Quoi qu’il y prétende souvent et de bonne foi, l’orateur ne peut métamorphoser tout seul sa personne en personnage au point de faire oublier sa personne. S’il y prétend, en se concentrant et en respirant profondément avant de rencontrer son public, il restera toujours dans son comportement des expressions de sa personne qui viendront polluer son personnage. Hésitations sur le propos à tenir, exposés d’états d’âme, et tics divers. Toutes ensemble créent un flou dans la forme que l’orateur propose au public, en lui offrant des alternatives d’écoute qui détourne son attention du personnage. Pour des raisons multiples, qui tiennent aujourd’hui à une banalisation des paroles publiques, ce flou est devenu la norme. Personne ne trouve à y redire. Imaginez la même pollution des personnages au théâtre, cela serait insupportable pour le public.
Le comédien, à l’inverse de l’orateur, peut et doit métamorphoser sa personne en personnage seul dans sa loge. Il le peut car le personnage est si différent de sa personne qu’il peut l’objectiver, le voir à l’extérieur de lui pour l’inviter en lui. Il le peut d’autant plus que le texte qu’il va dire lui est étranger, puisqu’écrit par un auteur dramatique, souvent de génie. Il le travaille comme un musicien classique travaille une partition. Ce travail de construction de son personnage une fois réalisé dans sa loge et achevé en coulisse, le public voit entrer en scène une forme pure, un personnage parfaitement crédible, comme s’il venait d’une pièce à côté.
Tout ce travail n’est pas possible à l’orateur, et il l’est d’autant moins qu’il ne dispose pas d’un texte écrit par un auteur. S’il l’écrit lui-même, est-ce sa personne qui l’écrit ou son personnage ? Il ne peut le savoir. Les deux sont trop proches quoi que distincts. Il peut s’y essayer, mais surtout, qu’il conserve un doute sur son texte en entrant en scène. Ce doute est salutaire. Car il permet à l’orateur de s’ouvrir à un autre moyen de construire son personnage. Ce moyen, c’est le public, qui s’offre justement à lui quand il entre en scène.
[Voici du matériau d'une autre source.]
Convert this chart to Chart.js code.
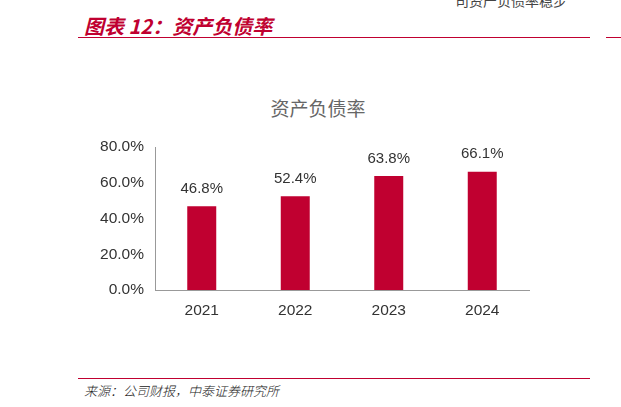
<!DOCTYPE html>
<html><head><meta charset="utf-8">
<script src="https://cdn.jsdelivr.net/npm/chart.js@4"></script>
<style>
body{margin:0;width:621px;height:407px;background:#fff;position:relative;overflow:hidden;font-family:"Noto Sans CJK SC",sans-serif}
#hdr{position:absolute;left:84px;top:11px;color:#c00030;font-size:20px;font-weight:bold;font-style:italic}
#l1{position:absolute;left:78px;top:37px;width:512px;height:1px;background:#c00030}
#l1b{position:absolute;left:606px;top:37px;width:15px;height:1px;background:#c00030}
#l2{position:absolute;left:78px;top:378px;width:512px;height:1px;background:#c00030}
#src{position:absolute;left:84px;top:381px;font-size:13px;color:#222;font-style:italic;font-weight:300}
#ttl{position:absolute;left:0;width:636px;text-align:center;top:94px;font-size:19px;color:#666}
#tr{position:absolute;left:455px;top:-10px;font-size:14px;color:#444}
canvas{position:absolute;left:0;top:0}
</style></head><body>
<div id="tr">司资产负债率稳步</div>
<div id="hdr">图表 12：资产负债率</div>
<div id="l1"></div><div id="l1b"></div>
<div id="ttl">资产负债率</div>
<div id="l2"></div>
<div id="src">来源：公司财报，中泰证券研究所</div>
<canvas id="c" width="621" height="407"></canvas>
<script>
const categories=["2021","2022","2023","2024"];
const values=[46.8,52.4,63.8,66.1];
const labelPlugin={id:'lbl',afterDatasetsDraw(ch){const ctx=ch.ctx;const m=ch.getDatasetMeta(0);ctx.save();ctx.font='15px "Liberation Sans", Arial';ctx.fillStyle='#333';ctx.textAlign='center';ctx.textBaseline='bottom';
m.data.forEach((b,i)=>ctx.fillText(values[i].toFixed(1)+'%',b.x,b.y-10));ctx.restore();}};
new Chart(document.getElementById('c'),{type:'bar',
data:{labels:categories,datasets:[{data:values,backgroundColor:'#c00030',barPercentage:0.31,categoryPercentage:1}]},
options:{responsive:false,animation:false,layout:{padding:{left:92,right:92,top:147,bottom:82}},
plugins:{legend:{display:false},tooltip:{enabled:false}},
scales:{y:{min:0,max:80,afterFit(s){s.width=63},ticks:{stepSize:20,callback:v=>v.toFixed(1)+'%',color:'#333',font:{size:15.5,family:'"Liberation Sans", Arial'}},grid:{display:false,drawTicks:true},border:{color:'#999'}},
x:{afterFit(s){s.height=35},ticks:{color:'#333',font:{size:15.5,family:'"Liberation Sans", Arial'}},grid:{display:false,offset:true},border:{color:'#999'}}}},
plugins:[labelPlugin]});
</script></body></html>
On connaît le mot de Michel Bouquet à Fabrice Lucchini dans sa loge alors qu’il allait entrer en scène : « N’oublie pas que le public est venu jouer avec toi ». Ce rappel est d’autant plus important pour l’orateur, car le public est son seul partenaire, alors que le comédien en a d’autres avec lui sur le plateau. Or, le public de l’orateur joue toujours juste. Qu’il se réjouisse ou fasse la tête à l’idée d’être là pour écouter son manager ou son professeur, il sait toujours qui il va rencontrer. Et par les signes qu’il lui envoie, il le montre bien à l’orateur qui se présente devant lui. Que l’orateur décide donc de s’intéresser du regard à lui avant d’ouvrir la bouche. Cette décision fait aussitôt de son regard une technique, ce qui n’empêche pas son intérêt pour ses élèves ou ses collaborateurs d’être authentique à cet instant. Quelque-chose se passe alors chez l’orateur, qui lui semble incroyable tant qu’il ne l’a pas éprouvé lui-même. Il se sent grandir à la hauteur de sa fonction, au sens propre (son dos s’allonge) et au sens figuré (une certaine sérénité l’envahit). C’est le public qui l’y transporte. Tout seul il n’aurait pas pu. Et quand il commence à parler, c’est sa fonction qui parle. Ce n’est plus lui.
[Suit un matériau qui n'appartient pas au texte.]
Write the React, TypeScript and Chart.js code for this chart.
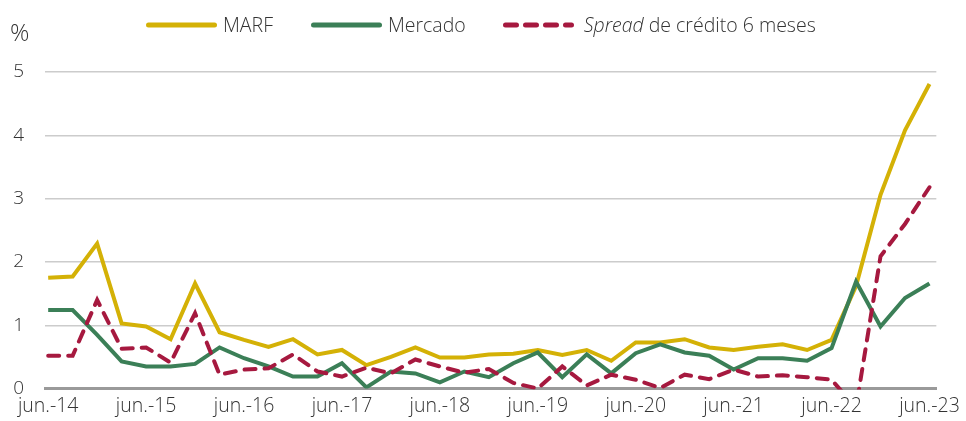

C’est pourquoi nous entraînons par l’exercice nos élèves à passer avec succès ce moment, crucial pour eux et leur public, de l’entrée en scène. Plus tard, sur leur lieu de travail devant leur propre public, ils le passeront encore avec succès comme à l’exercice. Avec l’entraînement il leur deviendra facile et même agréable.
Il est exaltant pour l’orateur de trouver une expression naturelle (certains diront l’authenticité ou la spontanéité), à un tout autre niveau que celui de sa personne. Son métier de professeur ou de manager devient soudain passionnant, pour lui et pour son public. Il accède à ce que nous appelons une éloquence naturelle¹ (il faut encore ajouter la voix). Par la technique, il réveille dans son corps les mécanismes que la nature lui a préparés pour ses paroles publiques. Sans elle, l’éloquence naturelle est impossible.
Nous avons cessé depuis longtemps dans notre école d’opposer technique et spontanéité.
Stéphane André
¹ Stéphane André, Une éloquence naturelle, Dunod, 2023.